[Start of Dataset]

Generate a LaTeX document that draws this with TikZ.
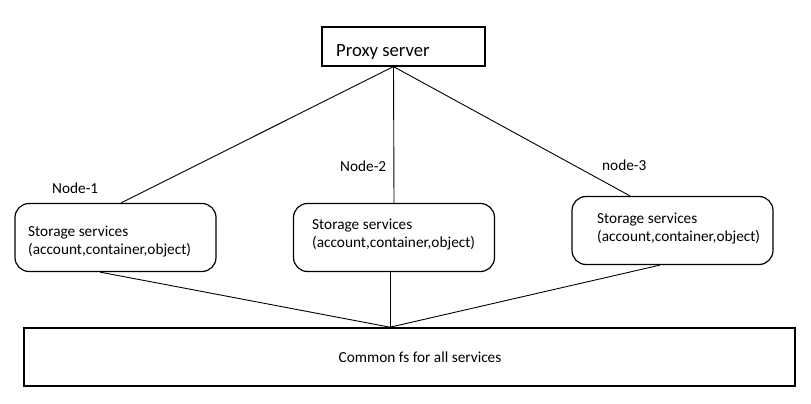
\documentclass[tikz,border=0pt]{standalone}
\usepackage{fontspec}
\setmainfont{Carlito}
\usetikzlibrary{calc}
\begin{document}
\begin{tikzpicture}[x=1pt,y=-1pt,
  link/.style={line width=0.9pt},
  proxybox/.style={draw,line width=1.2pt,minimum width=163pt,minimum height=39pt,inner sep=0pt},
  storebox/.style={draw,line width=1.2pt,rounded corners=14pt,minimum width=201pt,minimum height=68pt,inner sep=0pt},
  fsbox/.style={draw,line width=1.6pt,minimum width=771pt,minimum height=58pt,inner sep=0pt},
  txt/.style={anchor=base west,inner sep=0pt,font=\fontsize{15.3}{18}\selectfont},
  bigtxt/.style={anchor=base west,inner sep=0pt,font=\fontsize{18.67}{22}\selectfont}]
\useasboundingbox (0,0) rectangle (811,404);

% proxy at the top
\node[proxybox] (proxy) at (403.5,46.5) {};
\node[bigtxt] (proxylbl) at (336,57) {Proxy server};

% three storage nodes
\node[storebox] (box1) at (115.5,237.5) {};
\node[storebox] (box2) at (394,237.5) {};
\node[storebox] (box3) at (672.5,230.5) {};

\node[txt] (s1a) at (28,236) {Storage services};
\node[txt] (s1b) at (28,254) {(account,container,object)};
\node[txt] (s2a) at (312,229) {Storage services};
\node[txt] (s2b) at (312,247) {(account,container,object)};
\node[txt] (s3a) at (597,223) {Storage services};
\node[txt] (s3b) at (597,241) {(account,container,object)};

\node[txt] (n1) at (52,193) {Node-1};
\node[txt] (n2) at (340,171) {Node-2};
\node[txt] (n3) at (602,170) {node-3};

% shared filesystem
\node[fsbox] (fs) at (409.5,357) {};
\node[txt,anchor=base] (fslbl) at (420,362) {Common fs for all services};

% connectors
\coordinate (ptop) at ($(proxy.south)+(-10,0)$);
\coordinate (fstop) at ($(fs.north)+(-19.5,0)$);

\draw[link] (ptop) -- ($(box1.north)+(5.5,0)$);
\draw[link] (ptop) -- (box2.north);
\draw[link] (ptop) -- ($(box3.north)+(-42.5,0)$);

\draw[link] ($(box1.south)+(-15.5,0)$) -- (fstop);
\draw[link] ($(box2.south)+(-4,0)$) -- (fstop);
\draw[link] ($(box3.south)+(-12.5,0)$) -- (fstop);
\end{tikzpicture}
\end{document}
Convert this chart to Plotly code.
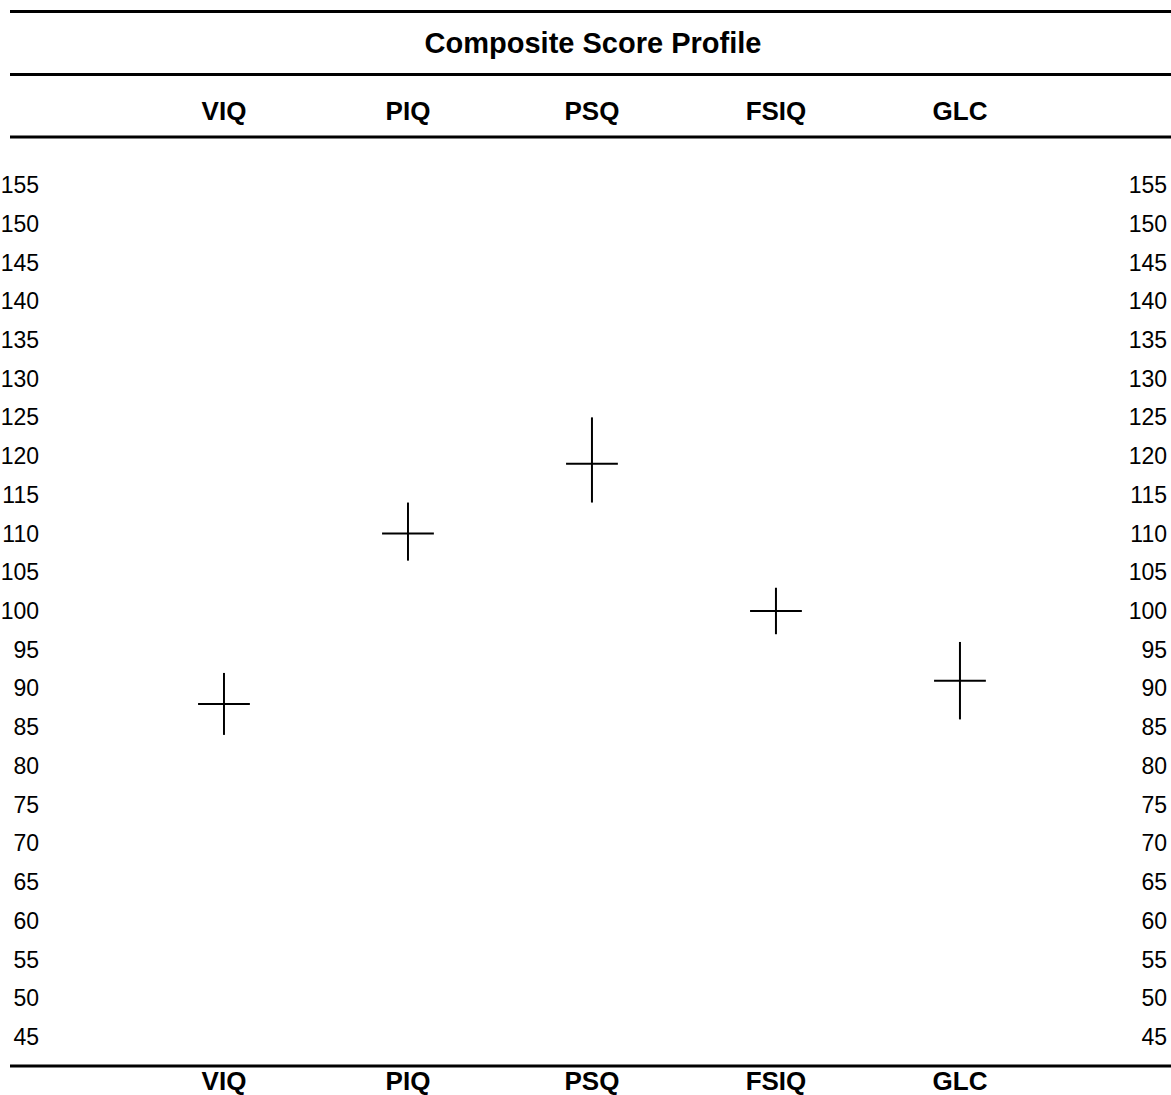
import plotly.graph_objects as go

# ---- data ----
categories = ["VIQ", "PIQ", "PSQ", "FSIQ", "GLC"]
scores = [88, 110, 119, 100, 91]
ci_low = [84, 106.5, 114, 97, 86]
ci_high = [92, 114, 125, 103, 96]
y_ticks = list(range(45, 160, 5))
title_text = "Composite Score Profile"

err_plus = [h - s for h, s in zip(ci_high, scores)]
err_minus = [s - l for s, l in zip(scores, ci_low)]

FONT = "Liberation Sans, Arial, sans-serif"
W, H = 1171, 1095
L, R, T, B = 42, 0, 138, 29
plot_w = W - L - R
plot_h = H - T - B

y_range = [41.25, 161.07]
x_range = [-0.989, 5.147]

fig = go.Figure()
fig.add_trace(go.Scatter(
    x=categories, y=scores, mode="markers",
    marker=dict(symbol="line-ew", size=37, color="black",
                line=dict(color="black", width=2)),
    error_y=dict(type="data", symmetric=False, array=err_plus,
                 arrayminus=err_minus, color="black", thickness=2, width=0),
    showlegend=False, hoverinfo="x+y",
))
# companion trace for the mirrored (top / right) axes
fig.add_trace(go.Scatter(
    x=categories, y=scores, mode="none", xaxis="x2", yaxis="y2",
    showlegend=False, hoverinfo="skip",
))

def px_to_paper_y(p):
    return (H - B - p) / plot_h

def px_to_paper_x(p):
    return (p - L) / plot_w

line_style = dict(color="black", width=3)
for py in (11.5, 74.5, 137, H - B):
    fig.add_shape(type="line", xref="paper", yref="paper",
                  x0=px_to_paper_x(10), x1=1.0,
                  y0=px_to_paper_y(py), y1=px_to_paper_y(py),
                  line=line_style)

fig.update_layout(
    width=W, height=H,
    margin=dict(l=L, r=R, t=T, b=B, pad=0, autoexpand=False),
    paper_bgcolor="white", plot_bgcolor="white",
    font=dict(family=FONT, color="black"),
    title=dict(text="<b>" + title_text + "</b>", x=593 / W, xanchor="center",
               y=1 - 42.5 / H, yanchor="middle", xref="container", yref="container",
               font=dict(family=FONT, size=29, color="black")),
    xaxis=dict(type="category", categoryorder="array", categoryarray=categories,
               range=x_range, showgrid=False, zeroline=False, showline=False,
               ticks="", ticklabelstandoff=-3, automargin=False,
               tickfont=dict(family=FONT, size=26, color="black", weight="bold")),
    xaxis2=dict(type="category", categoryorder="array", categoryarray=categories,
                range=x_range, overlaying="x", side="top", showgrid=False,
                zeroline=False, showline=False, ticks="", ticklabelstandoff=12,
                automargin=False,
                tickfont=dict(family=FONT, size=26, color="black", weight="bold")),
    yaxis=dict(range=y_range, tickvals=y_ticks, showgrid=False, zeroline=False,
               showline=False, ticks="", ticklabelstandoff=2, automargin=False,
               tickfont=dict(family=FONT, size=23, color="black")),
    yaxis2=dict(range=y_range, tickvals=y_ticks, overlaying="y", side="right",
                showgrid=False, zeroline=False, showline=False, ticks="",
                ticklabelposition="inside", ticklabelstandoff=1, automargin=False,
                tickfont=dict(family=FONT, size=23, color="black")),
)

fig.write_html("out.html", config={"displayModeBar": False},
               post_script="document.body.style.margin='0';document.body.style.overflow='hidden';")
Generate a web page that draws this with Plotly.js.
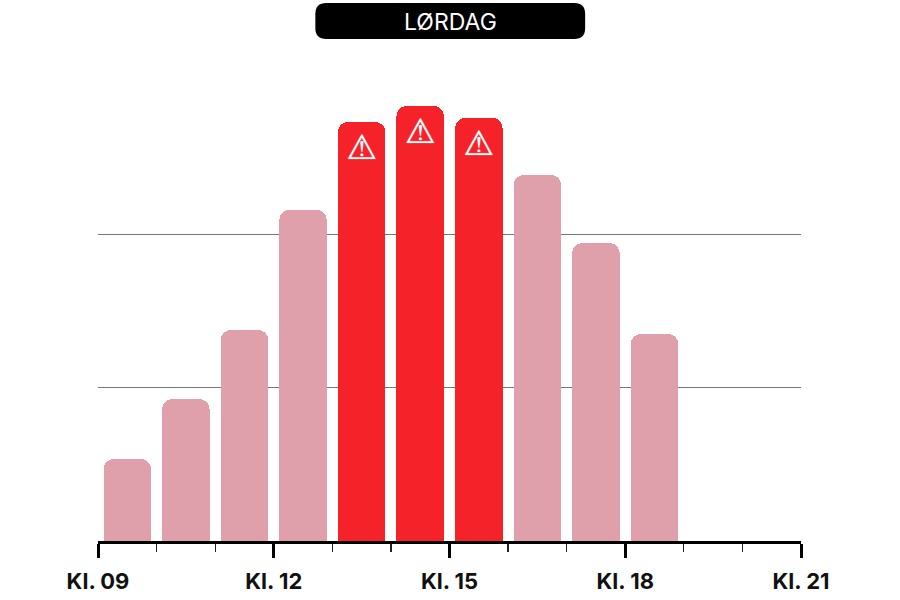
<!DOCTYPE html>
<html>
<head>
<meta charset="utf-8">
<script src="https://cdn.plot.ly/plotly-3.0.0.min.js"></script>
<style>html,body{margin:0;padding:0;background:#fff}#c{width:900px;height:600px}</style>
</head>
<body>
<div id="c"></div>
<script>
const hours = [9.5,10.5,11.5,12.5,13.5,14.5,15.5,16.5,17.5,18.5];
const values = [53.5,92.6,137.7,216,273.4,283.8,276,238.8,194.4,135];
const warned = [false,false,false,false,true,true,true,false,false,false];
const tickHours = [9,12,15,18,21];
const tickLabels = ["Kl. 09","Kl. 12","Kl. 15","Kl. 18","Kl. 21"];
const titleText = "LØRDAG";
const calmColor = "#DFA0AB";
const alertColor = "#F52229";

const iconX = hours.filter((h,i)=>warned[i]);
const iconY = values.filter((v,i)=>warned[i]).map(v=>v-18.5);

const W=900,H=600,mL=97.5,mR=99,mT=60,mB=59;
const px=x=>(x-mL)/(W-mL-mR), py=y=>(H-mB-y)/(H-mT-mB);
function pill(x0,y0,x1,y1,r){
  return `M${px(x0+r)},${py(y0)} L${px(x1-r)},${py(y0)} Q${px(x1)},${py(y0)} ${px(x1)},${py(y0+r)} `+
         `L${px(x1)},${py(y1-r)} Q${px(x1)},${py(y1)} ${px(x1-r)},${py(y1)} `+
         `L${px(x0+r)},${py(y1)} Q${px(x0)},${py(y1)} ${px(x0)},${py(y1-r)} `+
         `L${px(x0)},${py(y0+r)} Q${px(x0)},${py(y0)} ${px(x0+r)},${py(y0)} Z`;
}

const traces = [
 {type:"bar",x:hours,y:values,width:0.81,
  marker:{color:warned.map(w=>w?alertColor:calmColor),cornerradius:10,line:{width:0}},
  hoverinfo:"skip"},
 {type:"scatter",mode:"text",x:iconX,y:iconY,
  text:iconX.map(()=>"\u26A0\uFE0E"),textposition:"middle center",
  textfont:{family:"DejaVu Sans",size:34,color:"#fff",shadow:"0 0 1px #fff"},
  hoverinfo:"skip",cliponaxis:false}
];
const layout = {
 width:W,height:H,showlegend:false,paper_bgcolor:"#fff",plot_bgcolor:"#fff",
 margin:{l:mL,r:mR,t:mT,b:mB,pad:0},
 bargap:0,
 xaxis:{range:[9,21],tickmode:"array",tickvals:tickHours,ticktext:tickLabels,
  ticks:"outside",ticklen:14,tickwidth:3,tickcolor:"#000",ticklabelstandoff:5,
  minor:{dtick:1,ticks:"outside",ticklen:8,tickwidth:1.3,tickcolor:"#222",showgrid:false},
  showline:true,linecolor:"#000",linewidth:3,showgrid:false,zeroline:false,
  tickangle:0,tickfont:{family:"Inter, Roboto, sans-serif",size:22,color:"#111",weight:700},automargin:false},
 yaxis:{range:[0,313.8],tickmode:"array",tickvals:[100,200],showticklabels:false,ticks:"",
  showgrid:true,gridcolor:"#777",gridwidth:1,zeroline:false,showline:false},
 shapes:[{type:"path",xref:"paper",yref:"paper",path:pill(315,3,585,39,11),fillcolor:"#000",line:{width:0}}],
 annotations:[{xref:"paper",yref:"paper",x:px(450),y:py(22),text:titleText,showarrow:false,
  xanchor:"center",yanchor:"middle",font:{family:"Inter, Roboto, sans-serif",size:23,color:"#fff"}}]
};
Plotly.newPlot("c",traces,layout,{displayModeBar:false,staticPlot:true});
</script>
</body>
</html>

[End of Dataset]

Directions —
All lines above starting at the one with "Generate a web" and ending at the one with "const iconY = values.filter((v,i)=>warned[i]).map(v=>v-18.5);", inclusive, are to be printed again exactly, with the pictures left out.

Task output —
Generate a web page that draws this with Plotly.js.
<!DOCTYPE html>
<html>
<head>
<meta charset="utf-8">
<script src="https://cdn.plot.ly/plotly-3.0.0.min.js"></script>
<style>html,body{margin:0;padding:0;background:#fff}#c{width:900px;height:600px}</style>
</head>
<body>
<div id="c"></div>
<script>
const hours = [9.5,10.5,11.5,12.5,13.5,14.5,15.5,16.5,17.5,18.5];
const values = [53.5,92.6,137.7,216,273.4,283.8,276,238.8,194.4,135];
const warned = [false,false,false,false,true,true,true,false,false,false];
const tickHours = [9,12,15,18,21];
const tickLabels = ["Kl. 09","Kl. 12","Kl. 15","Kl. 18","Kl. 21"];
const titleText = "LØRDAG";
const calmColor = "#DFA0AB";
const alertColor = "#F52229";

const iconX = hours.filter((h,i)=>warned[i]);
const iconY = values.filter((v,i)=>warned[i]).map(v=>v-18.5);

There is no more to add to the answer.